An issue which has not received enough attention is the lack of ESG (environmental, social, and corporate governance) shepherds, among lenders. There is no legacy expertise to fall back on. The sums involved are huge. The average annual investment for the transition to net-zero emission by 2050 is projected at $5 trillion (estimates range from $1.9 trillion to $ 9.2 trillion) over the next three decades. The Council on Energy, Environment and Water has estimated that investments of $10.1 trillion will be needed to meet India’s net-zero commitments by 2070.

“We in India are particularly vulnerable to climate-change-related physical risks; and hence, there is a need to be more alive to the urgency of action given our long coastline, high share of fossil fuels in energy systems, and relatively high dependence of rural livelihoods on agriculture,” said RBI Deputy Governor M Rajeshwar Rao at the Business Standard BFSI Insight Summit in Mumbai in December 2022.

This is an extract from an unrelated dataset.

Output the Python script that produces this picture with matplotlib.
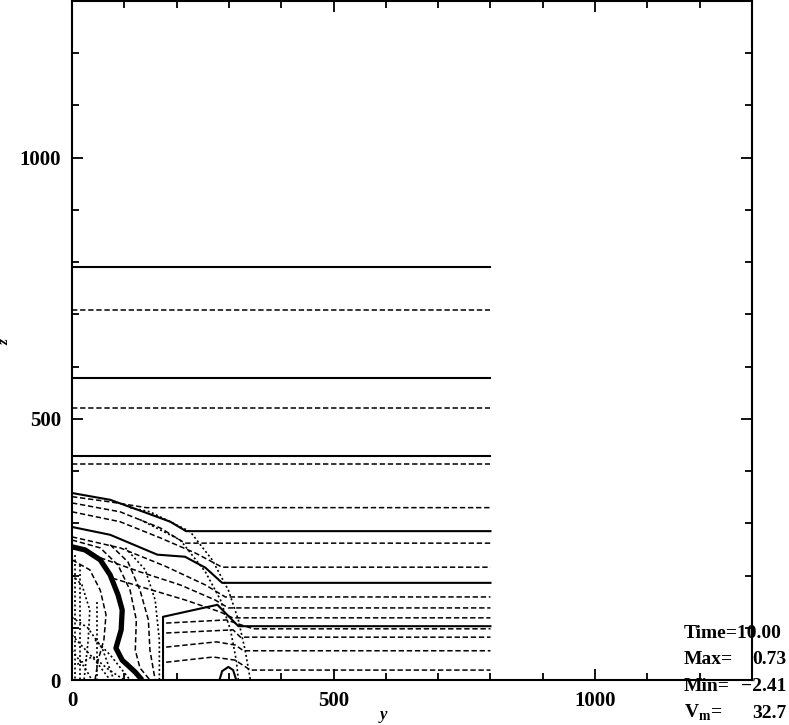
# coding: utf-8
"""Vertical cross-section of a rising thermal at t = 10 — contour sketch.

Contours are traced off the original plot, not recomputed from a field.
"""

import matplotlib.pyplot as plt
from matplotlib.ticker import MultipleLocator

plt.rcParams["font.family"] = ["Liberation Serif", "DejaVu Serif"]
plt.rcParams["mathtext.fontset"] = "custom"
plt.rcParams["mathtext.rm"] = "Liberation Serif:bold"

# ---- data ---------------------------------------------------------------
# levels that stay flat over the whole domain (y = 0 .. 800)
flat_z = [791, 709, 579, 521, 429, 414]
flat_solid = [True, False, True, False, True, False]
Y_END = 800

# curved contours, (y, z) pairs
a_y = [0, 73, 142, 188, 218, 800];          a_z = [358, 345, 320, 303, 285, 285]
b_y = [0, 73, 142, 800];                    b_z = [351, 341, 330, 330]
c_y = [0, 92, 169, 216, 800];               c_z = [339, 322, 291, 262, 262]
d_y = [0, 92, 169, 236, 287, 800];          d_z = [322, 303, 272, 243, 216, 216]
e_y = [0, 73, 163, 216, 255, 287, 800];     e_z = [293, 278, 240, 236, 215, 186, 186]
f_y = [0, 92, 178, 255, 293, 800];          f_z = [274, 253, 218, 182, 159, 159]
g_y = [54, 130, 207, 274, 299, 800];        g_z = [234, 207, 182, 153, 138, 138]
h_y = [77, 140, 217, 284, 307, 800];        h_z = [195, 176, 153, 130, 119, 119]
i_y = [174, 174, 278, 318, 800];            i_z = [0, 121, 144, 103, 103]
j_y = [180, 295, 331, 347, 800];            j_z = [109, 115, 103, 98, 98]
k_y = [180, 308, 322, 800];                 k_z = [90, 96, 82, 82]
l_y = [180, 276, 312, 328, 800];            l_z = [63, 73, 67, 56, 56]
m_y = [180, 270, 312, 341, 800];            m_z = [34, 44, 38, 19, 19]
dome_y = [282, 287, 299, 308, 314];         dome_z = [0, 17, 25, 19, 0]

# vortex ring (thick) and the lines hugging it
ring_y = [0, 25, 54, 73, 88, 96, 94, 84, 96, 121, 134]
ring_z = [255, 249, 230, 201, 163, 134, 96, 61, 38, 15, 0]
o1_y = [0, 54, 88, 111, 123, 121, 130, 149];  o1_z = [268, 253, 220, 172, 115, 57, 23, 0]
o2_y = [73, 107, 130, 146, 149, 159];         o2_z = [259, 226, 172, 115, 57, 0]
o3_y = [102, 140, 159, 167, 167];             o3_z = [253, 211, 153, 77, 0]
i1_y = [0, 34, 54, 65, 61, 50, 44];           i1_z = [230, 211, 172, 125, 77, 38, 0]
i2_y = [0, 19, 34, 31, 23];                   i2_z = [201, 182, 134, 77, 0]
v1_y = [15, 15];                              v1_z = [220, 0]
v2_y = [48, 48];                              v2_z = [150, 0]
v3_y = [6, 6];                                v3_z = [240, 0]
dm1_y = [0, 44, 73];                          dm1_z = [86, 38, 0]
dm2_y = [0, 25, 38];                          dm2_z = [57, 23, 0]
dm3_y = [44, 73, 111];                        dm3_z = [77, 48, 0]
dm4_y = [0, 30, 58, 80];                      dm4_z = [120, 100, 60, 0]
dm5_y = [10, 40, 70, 100];                    dm5_z = [30, 45, 20, 0]

# the ragged front where the flat levels break
fr1_y = [111, 149, 226, 268, 299, 318, 331, 341]
fr1_z = [330, 322, 284, 230, 172, 115, 57, 0]
fr2_y = [130, 207, 255, 284, 303, 314, 318]
fr2_z = [307, 268, 207, 153, 96, 38, 0]

stats_names = ["Time=10.00", "Max=", "Min=", "V$_\\mathrm{m}$="]
stats_values = ["", "0.73", "\u22122.41", "32.7"]

solid = [(a_y, a_z), (e_y, e_z), (i_y, i_z), (dome_y, dome_z)]
dashed = [(b_y, b_z), (c_y, c_z), (d_y, d_z), (f_y, f_z), (g_y, g_z),
          (h_y, h_z), (j_y, j_z), (k_y, k_z), (l_y, l_z), (m_y, m_z),
          (o1_y, o1_z), (o2_y, o2_z), (i1_y, i1_z)]
dotted = [(o3_y, o3_z), (i2_y, i2_z), (v1_y, v1_z), (v2_y, v2_z),
          (v3_y, v3_z), (dm1_y, dm1_z), (dm2_y, dm2_z), (dm3_y, dm3_z),
          (dm4_y, dm4_z), (dm5_y, dm5_z), (fr1_y, fr1_z), (fr2_y, fr2_z)]

# ---- plot ---------------------------------------------------------------
fig = plt.figure(figsize=(7.89, 7.25), dpi=100)
ax = fig.add_axes([72 / 789, 45 / 725, 680 / 789, 679 / 725])

DASH = (0, (3.5, 1.8))
for z, is_solid in zip(flat_z, flat_solid):
    ax.plot([0, Y_END], [z, z], color="k", lw=1.5 if is_solid else 1.1,
            ls="-" if is_solid else DASH)
for yy, zz in solid:
    ax.plot(yy, zz, color="k", lw=1.5)
for yy, zz in dashed:
    ax.plot(yy, zz, color="k", lw=1.1, ls=DASH)
for yy, zz in dotted:
    ax.plot(yy, zz, color="k", lw=1.2, ls=(0, (1.2, 1.5)))
ax.plot(ring_y, ring_z, color="k", lw=3.8, solid_capstyle="butt")

ax.set_xlim(0, 1300);  ax.set_ylim(0, 1300)
ax.set_xticks([0, 500, 1000]);  ax.set_yticks([0, 500, 1000])
ax.xaxis.set_minor_locator(MultipleLocator(100))
ax.yaxis.set_minor_locator(MultipleLocator(100))
ax.tick_params(which="both", direction="in", top=True, right=True,
               width=1.3, labelsize=15, pad=8)
ax.tick_params(which="major", length=8)
ax.tick_params(which="minor", length=5)
for lab in ax.get_xticklabels() + ax.get_yticklabels():
    lab.set_fontweight("bold")
for sp in ax.spines.values():
    sp.set_linewidth(1.5)

fig.text(383 / 789, 1 - 723 / 725, "y", style="italic", fontsize=12,
         fontweight="bold", ha="center", va="bottom")
fig.text(5 / 789, 1 - 342 / 725, "z", style="italic", fontsize=11,
         fontweight="bold", rotation=90, ha="center", va="center")

for n, (name, val) in enumerate(zip(stats_names, stats_values)):
    yb = 1 - (638 + 26.5 * n) / 725
    fig.text(684 / 789, yb, name, fontsize=14, fontweight="bold", va="baseline")
    if val:
        fig.text(786 / 789, yb, val, fontsize=14, fontweight="bold",
                 va="baseline", ha="right")

fig.savefig("out.png", dpi=100)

How prepared are we? The RBI survey, Climate Risk and Sustainable Finance (July 2022), was not encouraging: board-level engagement on climate risk and sustainable finance is inadequate; in about a third of the banks surveyed, responsibility for overseeing initiatives related to climate risk and sustainability had yet to be assigned; and only a few banks have ESG key-performance indicators in the evaluation of their top management. A majority of banks did not have a separate business unit or vertical for sustainability and ESG-related initiatives.

Only a few had a strategy for embedding ESG principles in their business, scaling up their sustainable finance portfolio, and incorporating climate change risks into existing risk management frameworks. 

The latest RBI Report on Currency and Finance (a special edition on climate change) noted that in order to increase green lending, banks would need to invest in up-skilling human resources for the entire gamut of the credit appraisal system. And the difference between climate and non-climate issues are in the time horizons — the former are usually for longer periods (30 to 80 years). Add the fact that it is difficult to rely on traditional risk quantification techniques, and past data may no longer be sufficiently representative of extreme climate events ahead.

Along with the taxonomy, regulated entities (REs) can expect regulatory and supervisory moves. Rao said as much in his December 2022 speech — regulators may need to fine-tune existing prudential policies to integrate climate risks. And from a supervisory perspective, expectations may have to be set and communicated to REs, covering organisational strategy, governance, and risk management.

While the twin meetings that Mint Road held with the boards of state-run and private banks in New Delhi and Mumbai (on May 22 and 29) did not specifically refer to ESG concerns, these could figure in the coming months. More clarity could emerge after the G20 New Delhi summit in September.

Gearing Up the Workforce for a Green Economy, a report by the Skill Council for Green Jobs and Sattva Consulting, and supported by JPMorgan, said India has the potential to create up to 35 million green jobs by 2047, across traditional and emerging sectors. The transition will be critical.

So far, no lender has articulated a green business strategy. The RBI can be expected to nudge REs to get their key management personnel (and employees) sensitised to ESG concerns, and perhaps even make a case for a chief green officer. Perhaps it is time to set up a body on the lines of The Chartered Banker Institute in the United Kingdom — a not-for-profit educational charity that aims to enhance socially purposeful, responsible, professional banking in the public interest.

The Centre for Advanced Financial Research and Learning — an autonomous body set up by the RBI — could take up this task. Or, Mint Road can launch wider consultations: last week, the Monetary Authority of Singapore launched a public consultation on an industry code of conduct for providers of ESG ratings and data products.